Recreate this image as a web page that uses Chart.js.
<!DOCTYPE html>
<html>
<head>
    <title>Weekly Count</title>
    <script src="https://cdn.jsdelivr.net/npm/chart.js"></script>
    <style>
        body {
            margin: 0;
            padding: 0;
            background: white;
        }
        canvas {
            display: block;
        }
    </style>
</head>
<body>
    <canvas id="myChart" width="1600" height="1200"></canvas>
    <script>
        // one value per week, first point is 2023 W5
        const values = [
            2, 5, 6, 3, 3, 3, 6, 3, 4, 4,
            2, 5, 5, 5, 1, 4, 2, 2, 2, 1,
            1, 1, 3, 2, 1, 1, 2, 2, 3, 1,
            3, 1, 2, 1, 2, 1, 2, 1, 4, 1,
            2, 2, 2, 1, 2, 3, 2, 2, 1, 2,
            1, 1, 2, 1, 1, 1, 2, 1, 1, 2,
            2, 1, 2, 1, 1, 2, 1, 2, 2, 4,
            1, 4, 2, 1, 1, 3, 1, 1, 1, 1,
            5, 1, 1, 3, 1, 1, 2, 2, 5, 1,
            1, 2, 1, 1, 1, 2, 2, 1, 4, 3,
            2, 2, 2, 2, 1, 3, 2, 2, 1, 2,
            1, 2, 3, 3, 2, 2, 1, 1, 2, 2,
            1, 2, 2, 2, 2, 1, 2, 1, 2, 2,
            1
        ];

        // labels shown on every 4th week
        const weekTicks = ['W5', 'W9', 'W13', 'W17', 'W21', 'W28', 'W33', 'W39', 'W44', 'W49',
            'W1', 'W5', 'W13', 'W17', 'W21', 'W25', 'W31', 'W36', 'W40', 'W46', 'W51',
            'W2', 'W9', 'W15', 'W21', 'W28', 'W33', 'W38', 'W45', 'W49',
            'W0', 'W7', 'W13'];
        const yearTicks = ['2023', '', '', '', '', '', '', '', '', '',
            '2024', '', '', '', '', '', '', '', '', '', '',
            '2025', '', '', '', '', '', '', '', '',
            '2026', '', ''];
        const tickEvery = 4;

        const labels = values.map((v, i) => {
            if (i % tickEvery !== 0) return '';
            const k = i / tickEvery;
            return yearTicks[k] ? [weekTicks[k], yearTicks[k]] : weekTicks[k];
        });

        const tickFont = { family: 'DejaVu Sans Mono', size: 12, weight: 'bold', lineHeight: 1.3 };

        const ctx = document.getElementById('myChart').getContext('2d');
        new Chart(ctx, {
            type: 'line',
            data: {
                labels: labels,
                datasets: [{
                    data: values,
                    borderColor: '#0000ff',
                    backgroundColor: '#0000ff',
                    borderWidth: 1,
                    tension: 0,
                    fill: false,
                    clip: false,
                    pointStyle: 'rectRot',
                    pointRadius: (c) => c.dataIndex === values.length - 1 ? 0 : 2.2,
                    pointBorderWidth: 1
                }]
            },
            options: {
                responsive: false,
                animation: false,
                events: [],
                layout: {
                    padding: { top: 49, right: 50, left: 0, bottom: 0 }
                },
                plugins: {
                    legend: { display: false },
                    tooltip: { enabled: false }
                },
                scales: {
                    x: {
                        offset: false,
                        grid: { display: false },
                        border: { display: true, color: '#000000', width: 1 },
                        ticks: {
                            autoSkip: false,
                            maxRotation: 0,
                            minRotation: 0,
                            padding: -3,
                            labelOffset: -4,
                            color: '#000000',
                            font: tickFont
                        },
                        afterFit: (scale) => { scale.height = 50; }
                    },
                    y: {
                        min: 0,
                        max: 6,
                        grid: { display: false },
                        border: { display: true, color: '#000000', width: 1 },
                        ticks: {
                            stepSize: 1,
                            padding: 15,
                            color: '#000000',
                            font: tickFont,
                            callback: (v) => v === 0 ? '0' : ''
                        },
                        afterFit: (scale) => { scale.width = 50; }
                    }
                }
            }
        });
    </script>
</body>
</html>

> Objective: Restate the whole of the material exactly.

> Answer to this exercise:
Recreate this image as a web page that uses Chart.js.
<!DOCTYPE html>
<html>
<head>
    <title>Weekly Count</title>
    <script src="https://cdn.jsdelivr.net/npm/chart.js"></script>
    <style>
        body {
            margin: 0;
            padding: 0;
            background: white;
        }
        canvas {
            display: block;
        }
    </style>
</head>
<body>
    <canvas id="myChart" width="1600" height="1200"></canvas>
    <script>
        // one value per week, first point is 2023 W5
        const values = [
            2, 5, 6, 3, 3, 3, 6, 3, 4, 4,
            2, 5, 5, 5, 1, 4, 2, 2, 2, 1,
            1, 1, 3, 2, 1, 1, 2, 2, 3, 1,
            3, 1, 2, 1, 2, 1, 2, 1, 4, 1,
            2, 2, 2, 1, 2, 3, 2, 2, 1, 2,
            1, 1, 2, 1, 1, 1, 2, 1, 1, 2,
            2, 1, 2, 1, 1, 2, 1, 2, 2, 4,
            1, 4, 2, 1, 1, 3, 1, 1, 1, 1,
            5, 1, 1, 3, 1, 1, 2, 2, 5, 1,
            1, 2, 1, 1, 1, 2, 2, 1, 4, 3,
            2, 2, 2, 2, 1, 3, 2, 2, 1, 2,
            1, 2, 3, 3, 2, 2, 1, 1, 2, 2,
            1, 2, 2, 2, 2, 1, 2, 1, 2, 2,
            1
        ];

        // labels shown on every 4th week
        const weekTicks = ['W5', 'W9', 'W13', 'W17', 'W21', 'W28', 'W33', 'W39', 'W44', 'W49',
            'W1', 'W5', 'W13', 'W17', 'W21', 'W25', 'W31', 'W36', 'W40', 'W46', 'W51',
            'W2', 'W9', 'W15', 'W21', 'W28', 'W33', 'W38', 'W45', 'W49',
            'W0', 'W7', 'W13'];
        const yearTicks = ['2023', '', '', '', '', '', '', '', '', '',
            '2024', '', '', '', '', '', '', '', '', '', '',
            '2025', '', '', '', '', '', '', '', '',
            '2026', '', ''];
        const tickEvery = 4;

        const labels = values.map((v, i) => {
            if (i % tickEvery !== 0) return '';
            const k = i / tickEvery;
            return yearTicks[k] ? [weekTicks[k], yearTicks[k]] : weekTicks[k];
        });

        const tickFont = { family: 'DejaVu Sans Mono', size: 12, weight: 'bold', lineHeight: 1.3 };

        const ctx = document.getElementById('myChart').getContext('2d');
        new Chart(ctx, {
            type: 'line',
            data: {
                labels: labels,
                datasets: [{
                    data: values,
                    borderColor: '#0000ff',
                    backgroundColor: '#0000ff',
                    borderWidth: 1,
                    tension: 0,
                    fill: false,
                    clip: false,
                    pointStyle: 'rectRot',
                    pointRadius: (c) => c.dataIndex === values.length - 1 ? 0 : 2.2,
                    pointBorderWidth: 1
                }]
            },
            options: {
                responsive: false,
                animation: false,
                events: [],
                layout: {
                    padding: { top: 49, right: 50, left: 0, bottom: 0 }
                },
                plugins: {
                    legend: { display: false },
                    tooltip: { enabled: false }
                },
                scales: {
                    x: {
                        offset: false,
                        grid: { display: false },
                        border: { display: true, color: '#000000', width: 1 },
                        ticks: {
                            autoSkip: false,
                            maxRotation: 0,
                            minRotation: 0,
                            padding: -3,
                            labelOffset: -4,
                            color: '#000000',
                            font: tickFont
                        },
                        afterFit: (scale) => { scale.height = 50; }
                    },
                    y: {
                        min: 0,
                        max: 6,
                        grid: { display: false },
                        border: { display: true, color: '#000000', width: 1 },
                        ticks: {
                            stepSize: 1,
                            padding: 15,
                            color: '#000000',
                            font: tickFont,
                            callback: (v) => v === 0 ? '0' : ''
                        },
                        afterFit: (scale) => { scale.width = 50; }
                    }
                }
            }
        });
    </script>
</body>
</html>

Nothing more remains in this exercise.